Compound kicked off the 2020 “DeFi summer” with its then-novel use of liquidity mining following the debut of its COMP governance token in June of last year. With it, anyone providing or using liquidity in the money market protocol would earn COMP — lenders and borrows benefitted equally — rewards were split 50/50.
After a year of real-world testing, it became clear there were some unintended and deleterious side effects, particularly in non-stablecoin markets: WBTC (wrapped bitcoin), for example, could be borrowed at effectively a negative interest rate.
To address this problem, Proposal 62, enabled COMP rewards to be set heterogeneously across markets. It passed unanimously and went into effect on September 29.
Then, trouble:
The protocol was paying out too much in COMP rewards to a subset of its users. It needed an immediate patch, first to pause all COMP distribution and then to repair the design flaw in Prop 62.
Compound Labs Inc., a Delaware corporation headquartered in San Francisco, originally developed the protocol, but in a move to decentralize control over its future evolution, they implemented a governance process of reviews, voting, and finally what’s known as a “timelock” on all changes approved by COMP token holders. The mechanism was aimed to prevent malicious code from being quickly rammed through and to move the company out of a primary decision-making role, but in this case, it also meant that any attempt to fix the bug would take at least seven days.
So, is decentralization partly to blame? The founder of Compound, Robert Leshner, doesn’t think so:
“This is not an event that calls into question whether DeFi can be operated safely. It’s a wake-up call for decentralized, community-run protocols to improve the processes by which changes are introduced,” Leshner told Bloomberg.
Leshner was quick to downplay the consequences of the bug on Twitter:
A fix was passed through governance on October 7, and was executed on Saturday, stopping the COMP bleed.
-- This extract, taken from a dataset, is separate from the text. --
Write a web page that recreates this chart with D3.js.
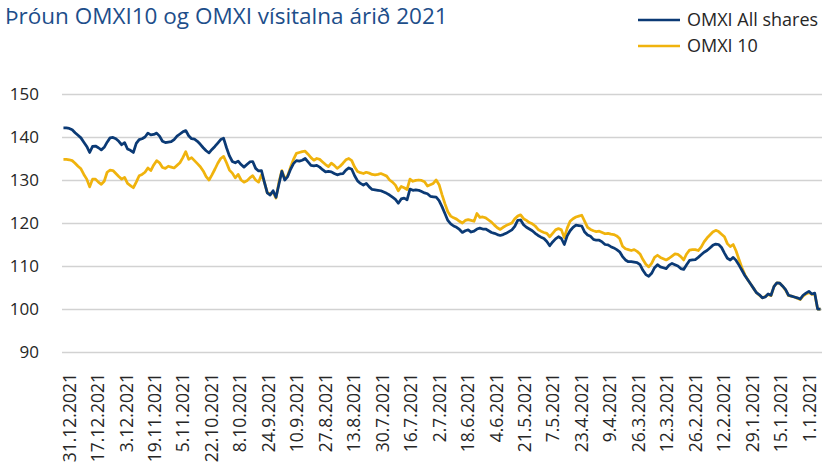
<!DOCTYPE html>
<html>
<head>
<meta charset="utf-8">
<script src="https://cdn.jsdelivr.net/npm/d3@7"></script>
<style>
  body { margin: 0; background: #fff; }
  svg { display: block; font-family: "Open Sans", sans-serif; }
</style>
</head>
<body>
<div id="chart"></div>
<script>
(function(d3) {
    'use strict';

    var width = 829,
        height = 470;

    var title = 'Þróun OMXI10 og OMXI vísitalna árið 2021';
    var seriesNames = ['OMXI All shares', 'OMXI 10'];
    var seriesColors = ['#0b3a75', '#f0b30d'];

    // tick labels, newest first (axis runs backwards in time)
    var tickLabels = ['31.12.2021', '17.12.2021', '3.12.2021', '19.11.2021', '5.11.2021',
        '22.10.2021', '8.10.2021', '24.9.2021', '10.9.2021', '27.8.2021', '13.8.2021',
        '30.7.2021', '16.7.2021', '2.7.2021', '18.6.2021', '4.6.2021', '21.5.2021',
        '7.5.2021', '23.4.2021', '9.4.2021', '26.3.2021', '12.3.2021', '26.2.2021',
        '12.2.2021', '29.1.2021', '15.1.2021', '1.1.2021'];

    var yTicks = [90, 100, 110, 120, 130, 140, 150];

    // trading days, newest first
    var omxiAll = [
        142.1, 142.1, 142.0, 141.7, 141.0, 140.4, 139.8, 138.8, 137.8, 136.4,
        137.8, 137.9, 137.5, 137.0, 137.6, 138.8, 139.8, 139.9, 139.6, 139.0,
        138.2, 138.7, 137.2, 136.9, 136.4, 138.5, 139.4, 139.6, 140.0, 140.9,
        140.5, 140.6, 140.9, 140.2, 139.0, 138.7, 138.8, 138.9, 139.4, 140.2,
        140.7, 141.2, 141.5, 140.3, 139.6, 139.5, 139.0, 138.3, 137.5, 136.8,
        136.3, 137.1, 137.8, 138.6, 139.4, 139.7, 137.5, 135.6, 134.3, 134.0,
        134.4, 133.6, 133.0, 133.6, 134.2, 134.3, 132.7, 132.1, 132.2, 129.5,
        127.0, 126.5, 127.5, 126.0, 129.0, 132.0, 130.0, 130.8, 132.5, 133.8,
        134.5, 134.4, 134.6, 135.0, 134.2, 133.4, 133.3, 133.4, 133.0, 132.4,
        131.9, 132.0, 131.9, 131.5, 131.2, 131.4, 131.5, 132.3, 132.8, 132.5,
        131.0, 129.8, 129.2, 128.8, 129.2, 128.4, 127.8, 127.7, 127.6, 127.5,
        127.2, 126.9, 126.5, 126.0, 125.5, 124.6, 125.6, 125.8, 125.4, 127.9,
        127.6, 127.7, 127.6, 127.3, 127.0, 126.8, 126.2, 126.1, 126.0, 125.2,
        123.8, 122.2, 120.6, 119.8, 119.3, 119.0, 118.5, 117.8, 118.2, 118.4,
        117.9, 118.1, 118.6, 118.8, 118.6, 118.6, 118.2, 117.8, 117.6, 117.3,
        117.1, 117.3, 117.6, 118.0, 118.4, 119.2, 120.6, 120.7, 119.6, 119.0,
        118.6, 118.2, 117.6, 117.1, 116.7, 116.4, 115.7, 114.7, 115.6, 116.3,
        116.8, 116.4, 115.0, 117.0, 118.2, 119.0, 119.5, 119.4, 119.3, 117.9,
        117.2, 116.9, 116.2, 116.0, 116.0, 115.6, 115.0, 114.9, 114.5, 114.2,
        113.8, 113.3, 112.2, 111.4, 111.0, 111.0, 110.9, 110.8, 110.3, 109.0,
        108.0, 107.6, 108.3, 109.6, 110.3, 109.8, 109.6, 109.4, 110.2, 110.6,
        110.3, 110.0, 109.4, 109.2, 110.3, 111.3, 111.4, 111.5, 112.0, 112.6,
        113.2, 113.6, 114.2, 114.8, 115.1, 115.0, 114.3, 113.0, 111.8, 111.4,
        112.0, 111.3, 110.2, 109.0, 107.8, 106.8, 105.8, 104.8, 103.8, 103.3,
        102.6, 102.8, 103.5, 103.2, 105.2, 106.1, 106.0, 105.3, 104.5, 103.2,
        103.0, 102.8, 102.6, 102.3, 103.2, 103.7, 104.1, 103.5, 103.7, 100.0,
        100.0
    ];

    var omxi10 = [
        134.8, 134.8, 134.7, 134.5, 133.9, 133.2, 132.6, 131.3, 130.2, 128.4,
        130.2, 130.2, 129.5, 129.0, 129.7, 131.8, 132.3, 132.2, 131.5, 130.8,
        130.2, 130.6, 129.2, 128.7, 128.2, 129.5, 131.0, 131.3, 131.8, 132.8,
        132.2, 133.5, 134.5, 134.0, 132.9, 132.7, 133.2, 133.0, 132.8, 133.4,
        134.0, 135.2, 136.6, 134.8, 135.2, 134.5, 133.8, 133.1, 132.1, 130.8,
        130.0, 131.2, 132.5, 133.9, 135.0, 135.5, 134.0, 132.3, 131.6, 130.5,
        131.3, 130.0, 129.5, 129.8, 130.5, 131.0, 130.0, 129.5, 131.2, 129.5,
        127.0, 126.8, 127.2, 125.8, 129.5, 132.2, 130.3, 131.0, 133.0, 134.8,
        136.2, 136.4, 136.6, 136.7, 136.0, 135.2, 134.6, 135.0, 134.8, 134.2,
        133.6, 133.1, 133.9, 133.4, 132.7, 133.2, 133.9, 134.7, 135.0, 134.5,
        133.0, 132.0, 131.7, 131.5, 131.8, 131.6, 131.3, 131.2, 131.3, 131.5,
        131.2, 130.9, 130.0, 129.5, 128.8, 127.5, 128.5, 128.2, 127.8, 130.2,
        129.7, 129.9, 130.0, 129.9, 129.6, 128.6, 128.9, 129.2, 130.0, 128.9,
        126.6, 124.5, 122.6, 121.6, 121.2, 120.9, 120.4, 120.0, 120.6, 120.8,
        120.6, 120.4, 122.2, 121.3, 121.4, 121.2, 120.7, 120.2, 119.5, 118.9,
        118.5, 119.0, 119.4, 119.7, 120.0, 121.0, 121.6, 121.9, 121.0, 120.6,
        120.1, 119.8, 119.3, 118.5, 118.1, 117.8, 117.6, 116.8, 117.6, 118.4,
        118.7, 118.4, 116.6, 118.8, 120.4, 121.0, 121.4, 121.6, 121.8, 120.4,
        119.0, 118.5, 118.2, 118.0, 118.1, 117.8, 117.5, 117.6, 117.4, 117.3,
        117.0, 116.4, 114.6, 114.0, 113.8, 113.6, 113.8, 113.4, 112.8, 111.5,
        110.4, 109.8, 110.6, 112.0, 112.5, 112.0, 111.7, 111.4, 111.8, 112.3,
        112.8, 112.7, 112.2, 111.4, 112.8, 113.7, 113.8, 113.8, 113.6, 114.4,
        115.6, 116.5, 117.2, 117.9, 118.3, 118.0, 117.4, 116.8, 115.2, 114.5,
        115.0, 113.5, 111.5, 109.6, 108.0, 106.8, 105.8, 104.8, 103.8, 103.2,
        102.6, 102.9, 103.4, 103.1, 105.2, 106.1, 106.0, 105.3, 104.4, 103.1,
        103.0, 102.8, 102.5, 102.2, 103.0, 103.5, 103.8, 103.4, 103.5, 100.0,
        100.0
    ];

    var parseDate = d3.timeParse('%d.%m.%Y');

    // weekdays of 2021, newest first
    var days = d3.timeDay.range(new Date(2021, 0, 1), new Date(2022, 0, 1))
        .filter(function(d) { return d.getDay() % 6 !== 0; })
        .reverse();
    var dayKeys = days.map(d3.timeFormat('%Y-%m-%d'));

    var plotLeft = 62,
        plotRight = 822;

    var x = d3.scalePoint()
        .domain(dayKeys)
        .range([plotLeft, plotRight])
        .padding(0.5);

    // labels sit on a date scale, 14 days apart
    var xLabel = d3.scaleTime()
        .domain([parseDate(tickLabels[0]), parseDate(tickLabels[tickLabels.length - 1])])
        .range([69, 809]);

    var y = d3.scaleLinear()
        .domain([90, 150])
        .range([352, 94]);

    var svg = d3.select('#chart').append('svg')
        .attr('width', width)
        .attr('height', height);

    svg.append('rect')
        .attr('width', width)
        .attr('height', height)
        .attr('fill', '#fff');

    svg.append('text')
        .attr('x', 5)
        .attr('y', 24)
        .attr('fill', '#1d4e8a')
        .style('font-size', '22.5px')
        .text(title);

    // gridlines + y labels
    var yAxis = svg.append('g')
        .attr('transform', 'translate(' + plotLeft + ',0)')
        .call(d3.axisLeft(y)
            .tickValues(yTicks)
            .tickSize(-(plotRight - plotLeft))
            .tickPadding(23));

    yAxis.select('.domain').remove();
    yAxis.selectAll('line')
        .attr('stroke', '#d2d2d2')
        .attr('stroke-width', 1.5);
    yAxis.selectAll('text')
        .attr('fill', '#262626')
        .style('font-size', '17px')
        .style('font-family', '"Open Sans", sans-serif');

    var xAxis = svg.append('g')
        .attr('transform', 'translate(0,' + y(90) + ')')
        .call(d3.axisBottom(xLabel)
            .tickValues(tickLabels.map(parseDate))
            .tickSize(0)
            .tickFormat(function(d, i) { return tickLabels[i]; }));

    xAxis.select('.domain').remove();
    xAxis.selectAll('text')
        .attr('transform', 'rotate(-90)')
        .attr('x', -21)
        .attr('y', 0)
        .attr('dy', '0.35em')
        .attr('text-anchor', 'end')
        .attr('fill', '#262626')
        .style('font-size', '17.5px')
        .style('font-family', '"Open Sans", sans-serif');

    var line = d3.line()
        .x(function(d, i) { return x(dayKeys[i]); })
        .y(function(d) { return y(d); });

    // yellow under, blue over
    [omxi10, omxiAll].forEach(function(values) {
        var k = values === omxiAll ? 0 : 1;
        svg.append('path')
            .datum(values)
            .attr('fill', 'none')
            .attr('stroke', seriesColors[k])
            .attr('stroke-width', 2.75)
            .attr('stroke-linejoin', 'round')
            .attr('d', line);
    });

    var legend = svg.selectAll('.legend')
        .data(seriesNames)
        .enter()
        .append('g')
        .attr('class', 'legend')
        .attr('transform', function(d, i) {
            return 'translate(638,' + (20 + i * 26) + ')';
        });

    legend.append('line')
        .attr('x1', 0)
        .attr('x2', 42)
        .attr('stroke', function(d, i) { return seriesColors[i]; })
        .attr('stroke-width', 2.5);

    legend.append('text')
        .attr('x', 49)
        .attr('dy', '0.35em')
        .attr('fill', '#262626')
        .style('font-size', '18px')
        .text(function(d) { return d; });

})(window.d3);
</script>
</body>
</html>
In a typically DeFi twist, Leshner announced that 163,000 COMP tokens that were incorrectly claimed had been returned to the Compound community. That’s about $50 million worth of windfall tokens not taken. A further 130,000 — or roughly $40 million — that could have been expropriated, were left untouched. It’s as though the code to your front door security system was sent to everyone in your address book, along with a picture of the suitcase full of cash just inside, but no one wanted to turn the handle.
For now, there remain 200,000 COMP tokens that were in fact claimed and which have not been returned. That has the effect of diluting all holders of COMP.
Despite the slip-up, the COMP price has remained around $300 per token, without seeing a marked adverse reaction to its price.